Anne Shoaf, heading this year's walk, has been involved for most of its existence and walked five times.
"I was raised in the church, and to me - as a Christian and human being sharing this planet - my responsibility is to care for my neighbor," Shoaf said. "The question most of us have is: 'What am I going to serve tonight?' ... For too many people it's: 'How am I going to feed me and another person tonight?' That's a heavy burden, especially in this difficult economy.
"For many people, it means that whatever they can eat is what's going to get them by. They're not even worrying about nutrition - just getting the calories, and that's a challenge."
The walks are an outgrowth of Church World Service, founded by 17 denominations in 1946 to fight hunger. CROP (Christian Rural Overseas Program) started a year later to send seed, grain and livestock to war-torn Europe.
The first Charlotte CROP walk in 1978 raised $19,000. In the 30 years since, Charlotte's walkers have raised more than $6 million - and $1.5 million stayed in the community to fight hunger.
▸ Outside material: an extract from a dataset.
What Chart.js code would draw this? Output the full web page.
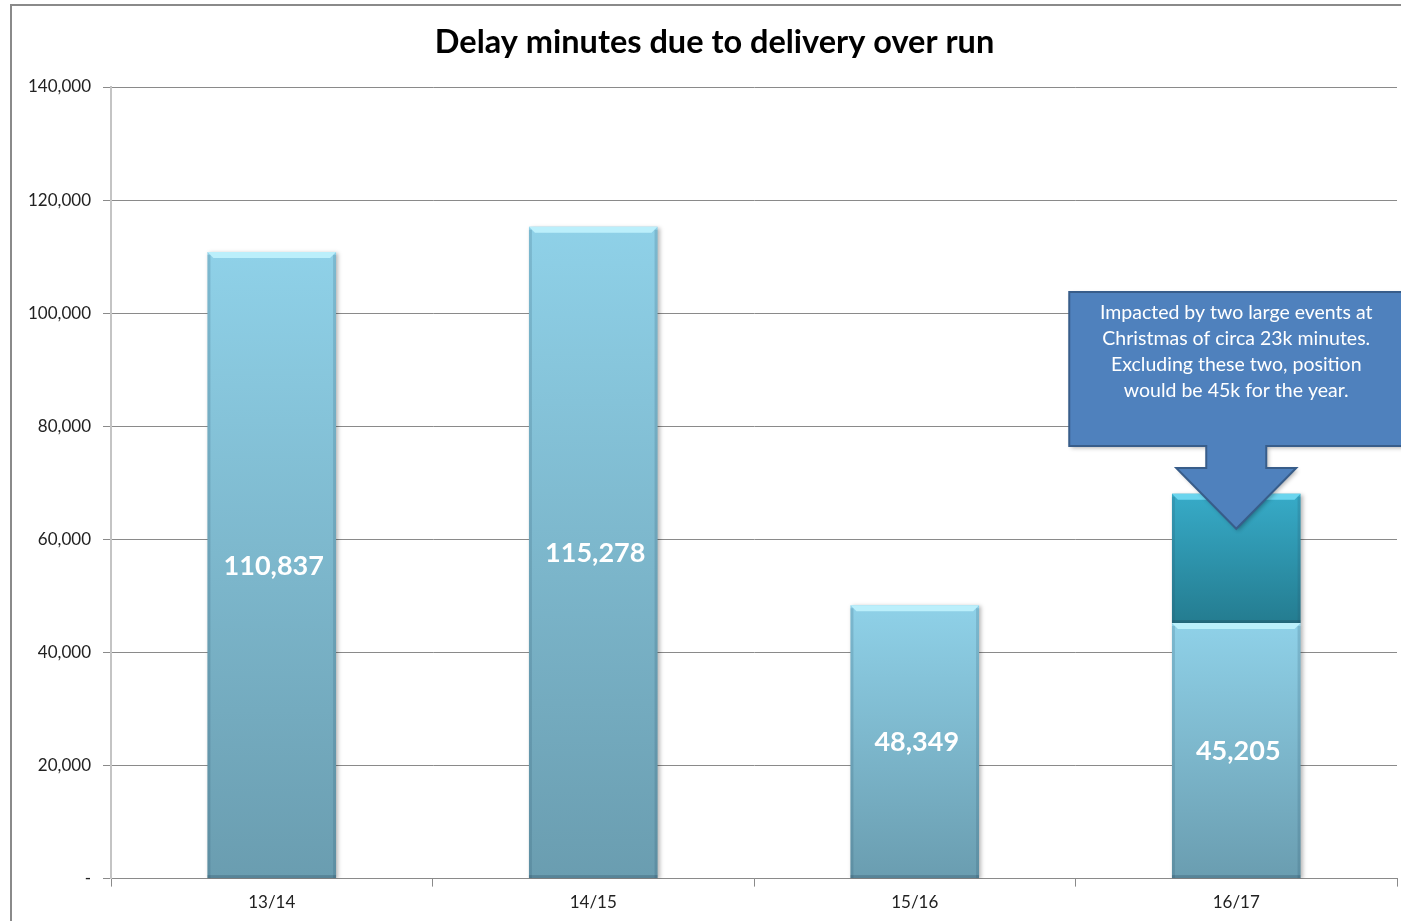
<!DOCTYPE html>
<html>
<head>
<meta charset="utf-8">
<title>Delay minutes due to delivery over run</title>
<script src="https://cdn.jsdelivr.net/npm/chart.js@4"></script>
<style>
  html, body { margin: 0; padding: 0; background: #fff; }
  #wrap { width: 1401px; height: 921px; }
</style>
</head>
<body>
<div id="wrap"><canvas id="graficaDelay"></canvas></div>
<script>
// Datos de la grafica
var years = ['13/14', '14/15', '15/16', '16/17'];
var baseMinutes = [110837, 115278, 48349, 45205];
var eventMinutes = [0, 0, 0, 22850];
var yTicks = [0, 20000, 40000, 60000, 80000, 100000, 120000, 140000];
var noteLines = [
    'Impacted by two large events at',
    'Christmas of circa 23k minutes.',
    'Excluding these two, position',
    'would be 45k for the year.'
];

var FONT = 'Lato, Calibri, sans-serif';

// gradiente por barra, de arriba hacia abajo
function barGradient(ctx, topColor, bottomColor) {
    var chart = ctx.chart;
    if (!chart.chartArea || !chart.scales.y) return topColor;
    var ds = chart.data.datasets;
    var i = ctx.dataIndex;
    var start = 0;
    for (var d = 0; d < ctx.datasetIndex; d++) start += ds[d].data[i];
    var end = start + ds[ctx.datasetIndex].data[i];
    var y = chart.scales.y;
    var yTop = y.getPixelForValue(end);
    var yBot = y.getPixelForValue(start);
    if (!isFinite(yTop) || !isFinite(yBot) || yTop === yBot) return topColor;
    var g = chart.ctx.createLinearGradient(0, yTop, 0, yBot);
    g.addColorStop(0, topColor);
    g.addColorStop(1, bottomColor);
    return g;
}

// Fondo y marco
var framePlugin = {
    id: 'frame',
    afterLayout: function(chart) {
        // el titulo va un poco a la derecha, como en el original
        if (chart.titleBlock) {
            chart.titleBlock.left += 11;
            chart.titleBlock.right += 11;
        }
    },
    beforeDraw: function(chart) {
        var c = chart.ctx;
        c.save();
        c.fillStyle = '#ffffff';
        c.fillRect(0, 0, chart.width, chart.height);
        c.strokeStyle = '#8a8a8a';
        c.lineWidth = 2;
        c.beginPath();
        c.moveTo(11, chart.height);
        c.lineTo(11, 5);
        c.lineTo(chart.width, 5);
        c.stroke();
        c.restore();
    }
};

// sombra y bisel de las barras
var bevelPlugin = {
    id: 'bevel',
    beforeDatasetsDraw: function(chart) {
        var c = chart.ctx;
        c.save();
        c.shadowColor = 'rgba(0,0,0,0.28)';
        c.shadowBlur = 4;
        c.shadowOffsetX = 2;
        c.shadowOffsetY = 1;
    },
    afterDatasetsDraw: function(chart) {
        var c = chart.ctx;
        c.restore();
        c.save();
        chart.data.datasets.forEach(function(ds, di) {
            chart.getDatasetMeta(di).data.forEach(function(bar, i) {
                if (!ds.data[i]) return;
                var l = bar.x - bar.width / 2, r = bar.x + bar.width / 2;
                var t = bar.y, b = bar.base;
                // borde superior claro
                c.fillStyle = di === 0 ? 'rgba(190,240,252,0.95)' : 'rgba(110,215,240,0.95)';
                c.beginPath();
                c.moveTo(l, t);
                c.lineTo(r, t);
                c.lineTo(r - 6, t + 6);
                c.lineTo(l + 6, t + 6);
                c.closePath();
                c.fill();
                // lados
                c.fillStyle = 'rgba(40,80,100,0.18)';
                c.fillRect(l, t + 3, 3, b - t - 3);
                c.fillRect(r - 3, t + 3, 3, b - t - 3);
                c.fillStyle = 'rgba(30,60,80,0.25)';
                c.fillRect(l, b - 3, r - l, 3);
            });
        });
        // etiquetas de valor
        c.fillStyle = '#ffffff';
        c.font = 'bold 27px ' + FONT;
        c.textAlign = 'center';
        c.textBaseline = 'middle';
        chart.getDatasetMeta(0).data.forEach(function(bar, i) {
            c.fillText(baseMinutes[i].toLocaleString('en-US'), bar.x + 2, (bar.y + bar.base) / 2 + 1);
        });
        c.restore();
    }
};

// nota con flecha sobre 16/17
var calloutPlugin = {
    id: 'callout',
    afterDraw: function(chart) {
        var meta = chart.getDatasetMeta(1);
        var bar = meta.data[3];
        if (!bar) return;
        var c = chart.ctx;
        var cx = bar.x;
        var boxL = cx - 167, boxR = chart.width + 20, boxT = 292, boxB = 446;
        var stemW = 30, headW = 60, headT = 468, tipY = bar.y + 35;
        c.save();
        c.shadowColor = 'rgba(0,0,0,0.3)';
        c.shadowBlur = 4;
        c.shadowOffsetX = 2;
        c.shadowOffsetY = 2;
        c.fillStyle = '#4f81bd';
        c.strokeStyle = '#385d8a';
        c.lineWidth = 2;
        c.beginPath();
        c.moveTo(boxL, boxT);
        c.lineTo(boxR, boxT);
        c.lineTo(boxR, boxB);
        c.lineTo(cx + stemW, boxB);
        c.lineTo(cx + stemW, headT);
        c.lineTo(cx + headW, headT);
        c.lineTo(cx, tipY);
        c.lineTo(cx - headW, headT);
        c.lineTo(cx - stemW, headT);
        c.lineTo(cx - stemW, boxB);
        c.lineTo(boxL, boxB);
        c.closePath();
        c.fill();
        c.shadowColor = 'transparent';
        c.stroke();
        c.fillStyle = '#ffffff';
        c.font = '19.5px ' + FONT;
        c.textAlign = 'center';
        c.textBaseline = 'middle';
        noteLines.forEach(function(line, k) {
            c.fillText(line, cx, 313 + k * 26);
        });
        c.restore();
    }
};

var config = {
    type: 'bar',
    data: {
        labels: years,
        datasets: [{
            label: 'Delay minutes',
            data: baseMinutes,
            backgroundColor: function(ctx) { return barGradient(ctx, '#8fd1e8', '#6a9db0'); },
            borderWidth: 0,
            barPercentage: 0.8,
            categoryPercentage: 0.5
        }, {
            label: 'Large events',
            data: eventMinutes,
            backgroundColor: function(ctx) { return barGradient(ctx, '#37abc8', '#247c90'); },
            borderWidth: 0,
            barPercentage: 0.8,
            categoryPercentage: 0.5
        }]
    },
    options: {
        responsive: true,
        maintainAspectRatio: false,
        animation: false,
        layout: { padding: { left: 10, right: 4, top: 0, bottom: 2 } },
        plugins: {
            legend: { display: false },
            tooltip: { enabled: false },
            title: {
                display: true,
                text: 'Delay minutes due to delivery over run',
                color: '#000000',
                font: { family: FONT, size: 32.5, weight: 'bold' },
                padding: { top: 23, bottom: 25 }
            }
        },
        scales: {
            x: {
                stacked: true,
                grid: {
                    drawOnChartArea: false,
                    drawTicks: true,
                    tickLength: 8,
                    color: '#8a8a8a',
                    offset: true
                },
                border: { color: '#8a8a8a', width: 1 },
                ticks: {
                    color: '#222222',
                    font: { family: FONT, size: 17 },
                    padding: 6
                }
            },
            y: {
                stacked: true,
                min: 0,
                max: 140000,
                afterBuildTicks: function(scale) {
                    scale.ticks = yTicks.map(function(v) { return { value: v }; });
                },
                afterFit: function(scale) { scale.width = 101; },
                grid: {
                    color: '#8a8a8a',
                    tickLength: 8
                },
                border: { color: '#c4c4c4', width: 2 },
                ticks: {
                    color: '#222222',
                    font: { family: FONT, size: 17 },
                    padding: 12,
                    callback: function(v) { return v === 0 ? '-' : v.toLocaleString('en-US'); }
                }
            }
        }
    },
    plugins: [framePlugin, bevelPlugin, calloutPlugin]
};

window.onload = function() {
    var ctx = document.getElementById('graficaDelay').getContext('2d');
    window.myBar = new Chart(ctx, config);
};
</script>
</body>
</html>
This year's goal is $250,000. A fourth of that is to remain in Charlotte and be divided among Loaves & Fishes, Crisis Assistance Ministry and Second Harvest Food Bank of Metrolina. Each walker is asked to raise at least $100, through pledges or an individual donation.
"They might get a lot of $1 and $2 pledges, or some might write a check for $100 and be done with it," Shoaf said.
The walks are amazing spectacles of people caring for other people. All ages, all walks of the community. You'll make new friends and will get a little exercise.